Para ulama sepakat bahwa Surah Al-Fil adalah surah Makkiyah, diturunkan di Mekah sebelum hijrah. Meskipun demikian, konteks peristiwa yang diceritakan terjadi jauh sebelum pewahyuan Al-Qur'an dimulai. Para mufassir seperti Ibnu Katsir menekankan bahwa surah ini diturunkan untuk mengingatkan kaum Quraisy akan nikmat agung yang mereka saksikan sendiri atau dengar dari generasi sebelumnya—suatu argumen yang kuat untuk mengajak mereka beriman kepada Dzat yang melindungi mereka dari ancaman eksternal terbesar.

Kajian mendalam ini menunjukkan bahwa lima ayat tersebut bukan sekadar narasi sejarah, melainkan penegasan doktrin tauhid (keesaan Allah) yang disampaikan melalui bukti nyata kekuatan Ilahi yang tidak tertandingi oleh kekuatan militer duniawi manapun pada masa itu.

Tafsir Mendalam Lima Ayat Surah Al-Fil

Untuk memahami mengapa kisah ini sangat penting, kita harus mengkaji setiap ayat secara rinci, sebagaimana yang dijelaskan oleh para ulama tafsir klasik dan kontemporer. Lima ayat ini membangun sebuah narasi yang sempurna: pertanyaan retorika, deskripsi kejahatan, penegasan rencana Ilahi, deskripsi hukuman, dan kondisi akhir para penyerang.

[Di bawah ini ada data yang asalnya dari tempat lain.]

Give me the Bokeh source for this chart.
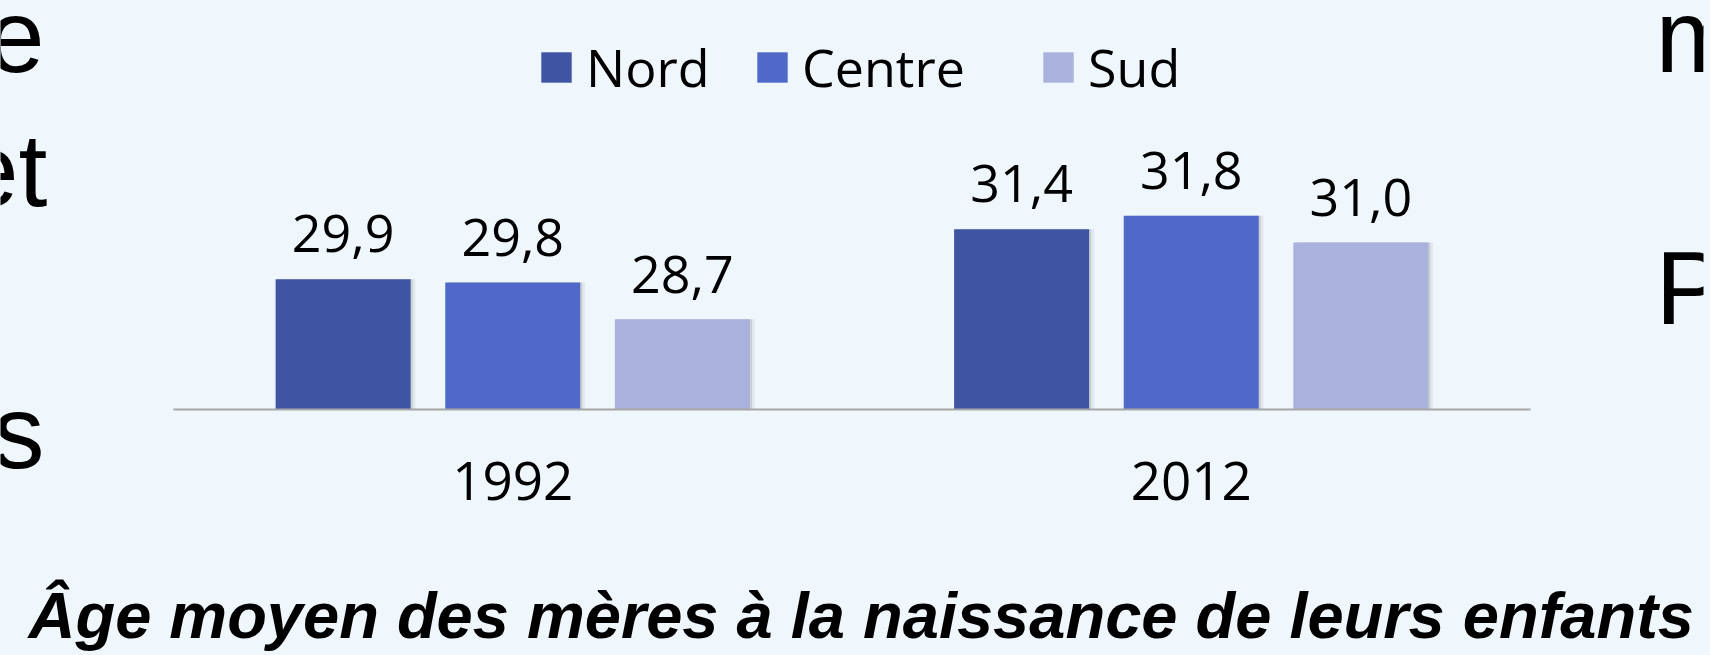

Ayat 1: Pertanyaan Retorika dan Penegasan

أَلَمْ تَرَ كَيْفَ فَعَلَ رَبُّكَ بِأَصْحَابِ الْفِيلِ
(Alam tara kayfa fa‘ala rabbuka bi-ashābil-fīl)

Terjemahan: Tidakkah kamu perhatikan bagaimana Tuhanmu telah bertindak terhadap pasukan bergajah?

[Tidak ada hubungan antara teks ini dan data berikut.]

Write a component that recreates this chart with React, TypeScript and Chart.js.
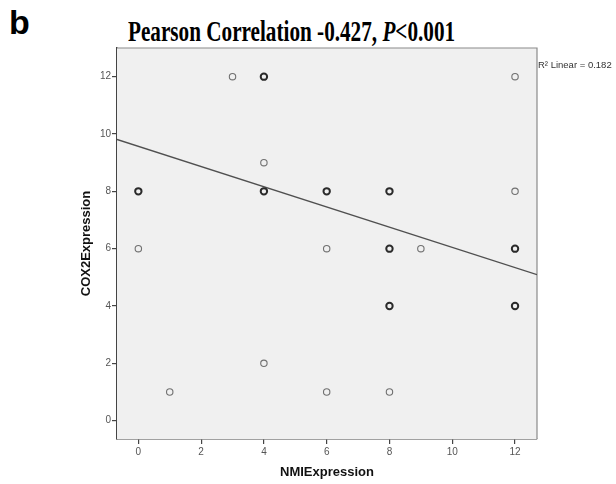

Kajian Bahasa dan Makna "Alam Tara"

Frasa أَلَمْ تَرَ (Alam tara) secara harfiah berarti "Tidakkah engkau melihat?". Ini adalah penggunaan retorika yang kuat dalam bahasa Arab. Mayoritas mufassir menjelaskan bahwa Nabi Muhammad ﷺ, meskipun belum lahir saat Peristiwa Gajah (Amul Fil), diyakini mengetahui peristiwa tersebut secara pasti melalui tradisi lisan yang sangat kuat dan kredibel di Mekah.

Penyebutan رَبُّكَ (Rabbuka - Tuhanmu) menunjukkan hubungan khusus antara Allah dan Nabi-Nya, dan menegaskan bahwa tindakan Ilahi ini dilakukan sebagai wujud perhatian dan pemeliharaan.

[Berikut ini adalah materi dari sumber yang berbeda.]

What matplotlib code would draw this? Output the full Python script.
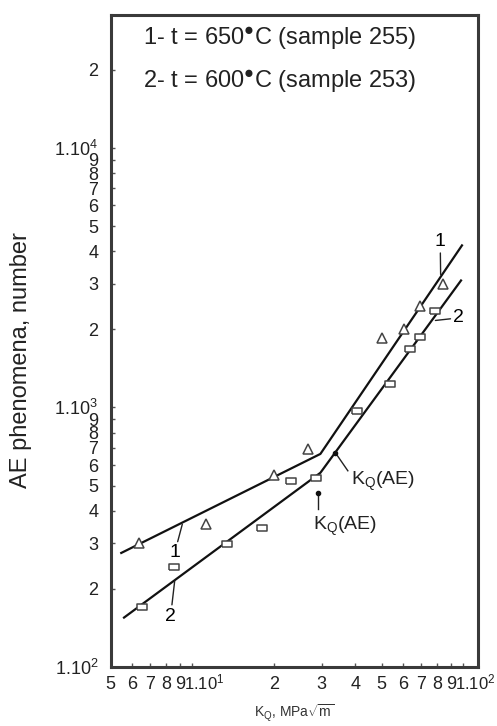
import numpy as np
import matplotlib
matplotlib.use("Agg")
import matplotlib.pyplot as plt
from matplotlib.ticker import FixedLocator, FixedFormatter
from matplotlib.transforms import ScaledTranslation

plt.rcParams['font.family'] = ['Liberation Sans', 'DejaVu Sans']
plt.rcParams['mathtext.fontset'] = 'custom'
plt.rcParams['mathtext.rm'] = 'Liberation Sans'
plt.rcParams['mathtext.it'] = 'Liberation Sans:italic'
plt.rcParams['mathtext.bf'] = 'Liberation Sans:bold'

# measured points (K_Q in MPa*sqrt(m), number of AE events)
k1 = [6.35, 11.2, 20.1, 26.7, 50.1, 60.3, 69.4, 84.1]
n1 = [300, 357, 550, 690, 1850, 2010, 2450, 2990]
k2 = [6.55, 8.55, 13.4, 18.1, 23.2, 28.7, 40.6, 53.8, 63.8, 69.4, 78.9]
n2 = [171, 243, 298, 342, 521, 537, 970, 1230, 1680, 1875, 2360]

# broken-line fits
fit1_k = [5.47, 29.7, 98.9]
fit1_n = [275, 662, 4210]
fit2_k = [5.6, 29.7, 98.1]
fit2_n = [155, 560, 3084]

legend_lines = ["1- t = 650$^{\u25CF}$C (sample 255)",
                "2- t = 600$^{\u25CF}$C (sample 253)"]

x_major = [10, 100]
x_major_labels = [r"1.10$^1$", r"1.10$^2$"]
x_minor = [5, 6, 7, 8, 9, 20, 30, 40, 50, 60, 70, 80, 90]
x_minor_labels = [str(v) for v in [5, 6, 7, 8, 9, 2, 3, 4, 5, 6, 7, 8, 9]]

y_major = [100, 1000, 10000]
y_major_labels = [r"1.10$^2$", r"1.10$^3$", r"1.10$^4$"]
y_minor = [200, 300, 400, 500, 600, 700, 800, 900,
           2000, 3000, 4000, 5000, 6000, 7000, 8000, 9000, 20000]
y_minor_labels = [str(v) for v in [2, 3, 4, 5, 6, 7, 8, 9,
                                   2, 3, 4, 5, 6, 7, 8, 9, 2]]

fig = plt.figure(figsize=(4.97, 7.26), dpi=100)
ax = fig.add_axes([0.2227, 0.0813, 0.7384, 0.898])
ax.set_xscale('log')
ax.set_yscale('log')
ax.set_xlim(5.0, 113)
ax.set_ylim(100, 32500)

ax.plot(fit1_k, fit1_n, color='#111111', lw=1.6, zorder=2)
ax.plot(fit2_k, fit2_n, color='#111111', lw=1.6, zorder=2)
ax.plot(k1, n1, ls='none', marker='^', ms=7, mfc='white', mec='#444444',
        mew=1.1, zorder=3)
rect = [(-1, -0.6), (1, -0.6), (1, 0.6), (-1, 0.6), (-1, -0.6)]
ax.plot(k2, n2, ls='none', marker=rect, ms=7.5, mfc='white', mec='#444444',
        mew=1.1, zorder=3)

# ticks
ax.xaxis.set_major_locator(FixedLocator(x_major))
ax.xaxis.set_major_formatter(FixedFormatter(x_major_labels))
ax.xaxis.set_minor_locator(FixedLocator(x_minor))
ax.xaxis.set_minor_formatter(FixedFormatter(x_minor_labels))
ax.yaxis.set_major_locator(FixedLocator(y_major))
ax.yaxis.set_major_formatter(FixedFormatter(y_major_labels))
ax.yaxis.set_minor_locator(FixedLocator(y_minor))
ax.yaxis.set_minor_formatter(FixedFormatter(y_minor_labels))

ax.tick_params(which='both', direction='in', length=3, width=1,
               color='#555555', labelsize=13, labelcolor='#222222')
ax.tick_params(axis='y', which='both', pad=9)
ax.tick_params(axis='x', which='both', pad=16)

for lab in ax.get_xticklabels(which='both'):
    lab.set_va('baseline')
shift = ScaledTranslation(-0.08, 0, fig.dpi_scale_trans)
for lab in ax.get_xticklabels(which='major'):
    lab.set_ha('left')
    lab.set_fontsize(12)
    lab.set_transform(lab.get_transform() + shift)

for s in ax.spines.values():
    s.set_linewidth(2.2)
    s.set_color('#3a3a3a')

# axis labels
ax.set_ylabel("AE phenomena, number", fontsize=17, color='#222222',
              va='center')
ax.yaxis.set_label_coords(-0.245, 0.471)
ax.set_xlabel(r"K$_{\rm Q}$, MPa$\sqrt{\rm m}$", fontsize=10,
              color='#333333', va='center')
ax.xaxis.set_label_coords(0.5, -0.071)

# legend text
ax.text(0.088, 0.963, legend_lines[0], transform=ax.transAxes,
        fontsize=17, va='center', ha='left', color='#222222')
ax.text(0.088, 0.897, legend_lines[1], transform=ax.transAxes,
        fontsize=17, va='center', ha='left', color='#222222')

# curve labels with leader lines
lead = dict(arrowstyle='-', color='#222222', lw=1.0, shrinkA=0, shrinkB=0)
ax.annotate('1', xy=(9.19, 355), xytext=(8.61, 275), fontsize=14,
            ha='center', va='center', arrowprops=lead)
ax.annotate('2', xy=(8.61, 214), xytext=(8.32, 157), fontsize=14,
            ha='center', va='center', arrowprops=lead)
ax.annotate('1', xy=(82.5, 3250), xytext=(82.2, 4350), fontsize=14,
            ha='center', va='center', arrowprops=lead)
ax.annotate('2', xy=(78.9, 2163), xytext=(96.2, 2213), fontsize=14,
            ha='center', va='center', arrowprops=lead)

# K_Q(AE) markers
ax.plot([29.0, 29.0], [407, 470], color='#222222', lw=1.0)
ax.plot([29.0], [470], 'o', color='#111111', ms=3)
ax.text(36.7, 349, r"K$_{\rm Q}$(AE)", fontsize=14, ha='center',
        va='center', color='#222222')
ax.plot([33.7, 37.5], [670, 570], color='#222222', lw=1.0)
ax.plot([33.7], [670], 'o', color='#111111', ms=3)
ax.text(50.7, 521, r"K$_{\rm Q}$(AE)", fontsize=14, ha='center',
        va='center', color='#222222')

fig.savefig('out.png', dpi=100)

Ayat 2: Membatalkan Rencana Jahat

أَلَمْ يَجْعَلْ كَيْدَهُمْ فِي تَضْلِيلٍ
(Alam yaj‘al kaydahum fī taḍlīl)

Terjemahan: Bukankah Dia telah menjadikan tipu daya mereka (untuk menghancurkan Ka'bah) sia-sia?

Analisis "Kaidahum" dan "Tadlīl"

Kata كَيْدَهُمْ (Kaidahum) berarti "tipu daya" atau "rencana jahat." Rencana Abrahah untuk menghancurkan Ka'bah didasarkan pada ambisi politik dan ekonomi untuk mengalihkan pusat ziarah ke katedral yang ia bangun di Yaman (Al-Qulais).

Kata تَضْلِيلٍ (Tadlīl) berarti "kesesatan" atau "kesia-siaan." Allah tidak hanya menghentikan serangan itu, tetapi Dia memastikan bahwa seluruh rencana dan strategi militer Abrahah hancur total, sehingga tujuan mereka tidak pernah tercapai, bahkan sebelum mereka sempat melaksanakannya.

Salah satu manifestasi dari Tadlīl adalah ketika gajah utama Abrahah, yang bernama Mahmud, tiba-tiba menolak untuk bergerak menuju Ka'bah, tetapi mau bergerak ke arah lain, menunjukkan intervensi supra-alami yang membingungkan para prajurit Abrahah.

Ayat 3: Pengiriman Pasukan Khusus Ilahi

وَأَرْسَلَ عَلَيْهِمْ طَيْرًا أَبَابِيلَ
(Wa arsala ‘alayhim ṭayran abābīl)

Terjemahan: Dan Dia mengirimkan kepada mereka burung yang berbondong-bondong (Ababil).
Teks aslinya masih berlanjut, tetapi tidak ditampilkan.